On Tuesday, Donald Trump met with Egyptian President Abdel Fattah el-Sisi. Thursday night, he called in to Lou Dobbs’s show on Fox Business to report on how the meeting went.
What he said was embarrassingly ignorant. Trump seemed to praise Sisi’s seizure of power in a military coup, then described Sisi’s counterterrorism campaign as a success when it’s actually a crushing human rights failure.
Perhaps more fundamentally, though, Trump’s comments are deeply revealing about his worldview. The praise he offers Sisi fits with a decades-old pattern of praise for authoritarian leaders — a history of Trump fetishizing a leader’s appearance of “strength” over basic democratic values. It’s a pretty disturbing quality to see in a potential president of the world’s leading democracy.
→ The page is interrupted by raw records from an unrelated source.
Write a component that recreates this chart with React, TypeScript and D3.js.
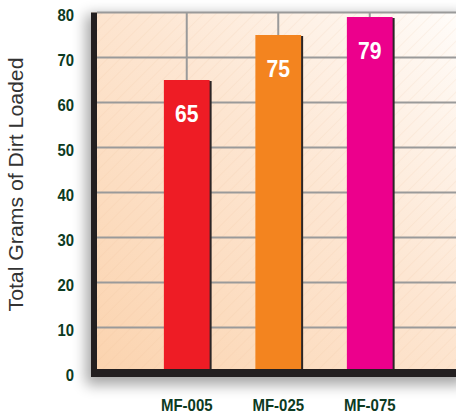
import { useEffect, useRef } from 'react';
import * as d3 from 'd3';

const categories = ['MF-005', 'MF-025', 'MF-075'];
const gramsLoaded = [65, 75, 79];
const barColors = ['#ee1c25', '#f3841f', '#ec008c'];
const yTicks = [0, 10, 20, 30, 40, 50, 60, 70, 80];

const GRID = '#9a9a9a';
const FRAME = '#231f20';
const LABEL = '#0c3a22';
const SANS = '"Liberation Sans", Arial, Helvetica, sans-serif';

const App = () => {
  const svgRef = useRef<SVGSVGElement>(null);

  useEffect(() => {
    if (!svgRef.current) return;
    d3.select(svgRef.current).selectAll('*').remove();

    const width = 456;
    const height = 417;
    const plot = { left: 91, top: 12.5, right: 470, bottom: 377 };
    const frame = 6;

    const svg = d3.select(svgRef.current)
      .attr('width', width)
      .attr('height', height);

    const defs = svg.append('defs');

    const grad = defs.append('linearGradient')
      .attr('id', 'bg')
      .attr('x1', 0).attr('y1', 1).attr('x2', 1).attr('y2', 0);
    grad.append('stop').attr('offset', '0%').attr('stop-color', '#fbd3ae');
    grad.append('stop').attr('offset', '55%').attr('stop-color', '#fde6d2');
    grad.append('stop').attr('offset', '100%').attr('stop-color', '#fffdfb');

    const hatch = defs.append('pattern')
      .attr('id', 'hatch')
      .attr('patternUnits', 'userSpaceOnUse')
      .attr('width', 9).attr('height', 9)
      .attr('patternTransform', 'rotate(45)');
    hatch.append('line')
      .attr('x1', 0).attr('y1', 0).attr('x2', 0).attr('y2', 9)
      .attr('stroke', '#e7b48c').attr('stroke-opacity', 0.25).attr('stroke-width', 1);

    const blur = defs.append('filter')
      .attr('id', 'shadow')
      .attr('x', '-20%').attr('y', '-20%').attr('width', '140%').attr('height', '140%');
    blur.append('feGaussianBlur').attr('stdDeviation', 7);

    // Scales
    const y = d3.scaleLinear().domain([0, 80]).range([372.5, plot.top]);
    const x = d3.scaleBand()
      .domain(categories)
      .range([141, 415.5])
      .paddingInner(0.5)
      .paddingOuter(0.25);
    const cx = (c: string) => (x(c) || 0) + x.bandwidth() / 2;

    // Plot shadow
    svg.append('rect')
      .attr('x', plot.left - 5)
      .attr('y', plot.top + 2)
      .attr('width', plot.right - plot.left)
      .attr('height', plot.bottom - plot.top + 6)
      .attr('fill', '#000')
      .attr('opacity', 0.35)
      .attr('filter', 'url(#shadow)');

    // Background
    svg.append('rect')
      .attr('x', plot.left).attr('y', plot.top)
      .attr('width', plot.right - plot.left).attr('height', plot.bottom - plot.top)
      .attr('fill', 'url(#bg)');
    svg.append('rect')
      .attr('x', plot.left).attr('y', plot.top)
      .attr('width', plot.right - plot.left).attr('height', plot.bottom - plot.top)
      .attr('fill', 'url(#hatch)');

    // Gridlines
    svg.append('g')
      .selectAll('line')
      .data(yTicks.filter(d => d > 0))
      .enter()
      .append('line')
      .attr('x1', plot.left + frame).attr('x2', plot.right)
      .attr('y1', d => y(d)).attr('y2', d => y(d))
      .attr('stroke', GRID).attr('stroke-width', 2);

    svg.append('g')
      .selectAll('line')
      .data(categories)
      .enter()
      .append('line')
      .attr('x1', d => cx(d))
      .attr('x2', d => cx(d))
      .attr('y1', plot.top).attr('y2', plot.bottom)
      .attr('stroke', GRID).attr('stroke-width', 2);

    const data = categories.map((c, i) => ({ c, v: gramsLoaded[i], color: barColors[i] }));

    // Bar shadows
    svg.append('g')
      .selectAll('rect')
      .data(data)
      .enter()
      .append('rect')
      .attr('x', d => (x(d.c) || 0) + 2)
      .attr('y', d => y(d.v) + 1)
      .attr('width', x.bandwidth())
      .attr('height', d => y(0) - y(d.v))
      .attr('fill', '#2b2526');

    // Bars
    svg.append('g')
      .selectAll('rect')
      .data(data)
      .enter()
      .append('rect')
      .attr('x', d => x(d.c) || 0)
      .attr('y', d => y(d.v))
      .attr('width', x.bandwidth())
      .attr('height', d => y(0) - y(d.v))
      .attr('fill', d => d.color);

    // Value labels (condensed look via horizontal scale)
    svg.append('g')
      .selectAll('text')
      .data(data)
      .enter()
      .append('text')
      .attr('transform', d => `translate(${cx(d.c)},${y(d.v) + 42}) scale(0.88,1)`)
      .attr('text-anchor', 'middle')
      .attr('fill', '#fff')
      .attr('font-family', SANS)
      .attr('font-weight', 'bold')
      .attr('font-size', 24)
      .text(d => d.v);

    // Frame
    svg.append('rect')
      .attr('x', plot.left).attr('y', plot.top)
      .attr('width', frame).attr('height', plot.bottom - plot.top)
      .attr('fill', FRAME);
    svg.append('rect')
      .attr('x', plot.left).attr('y', plot.bottom - 8)
      .attr('width', plot.right - plot.left).attr('height', 8)
      .attr('fill', FRAME);

    // Y tick labels
    svg.append('g')
      .selectAll('text')
      .data(yTicks)
      .enter()
      .append('text')
      .attr('transform', d => `translate(74,${y(d) + 8.2}) scale(0.86,1)`)
      .attr('text-anchor', 'end')
      .attr('fill', LABEL)
      .attr('font-family', SANS)
      .attr('font-weight', 'bold')
      .attr('font-size', 17.3)
      .text(d => d);

    // X labels
    svg.append('g')
      .selectAll('text')
      .data(categories)
      .enter()
      .append('text')
      .attr('transform', d => `translate(${cx(d)},410.7) scale(0.92,1)`)
      .attr('text-anchor', 'middle')
      .attr('fill', LABEL)
      .attr('font-family', SANS)
      .attr('font-weight', 'bold')
      .attr('font-size', 16.3)
      .text(d => d);

    // Axis title
    svg.append('text')
      .attr('transform', `translate(23,184.5) rotate(-90)`)
      .attr('text-anchor', 'middle')
      .attr('fill', '#333')
      .attr('font-family', SANS)
      .attr('font-size', 20)
      .attr('textLength', 254)
      .attr('lengthAdjust', 'spacingAndGlyphs')
      .text('Total Grams of Dirt Loaded');
  }, []);

  return (
    <div style={{ position: 'absolute', left: 0, top: 0 }}>
      <svg ref={svgRef} style={{ display: 'block' }} />
    </div>
  );
};

export default App;
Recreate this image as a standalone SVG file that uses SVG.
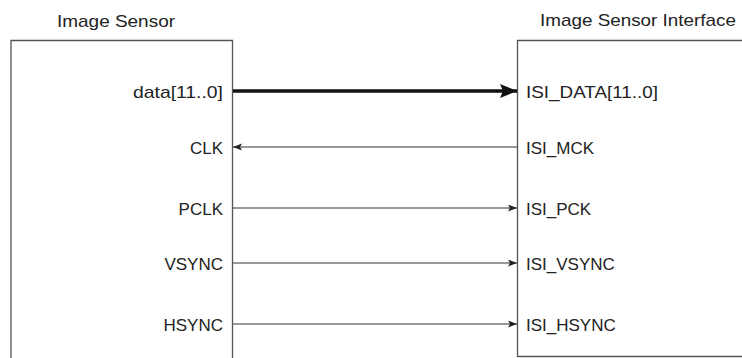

In 2013, Sisi, who was the head of Egypt’s military at the time, headed up a military junta that overthrew the democratically elected President Mohammed Morsi, returning the country to the dictatorship that Arab Spring protesters had toppled just two years prior.
When demonstrators — led by Morsi’s backers, the Muslim Brotherhood — convened in Cairo’s Rabaa al-Adawiya Square to protest, Sisi’s troops gunned them down. Sisi killed 813 protesters in a single day, and has since jailed at least 40,000 people in a crackdown on the Brotherhood and other political dissenters.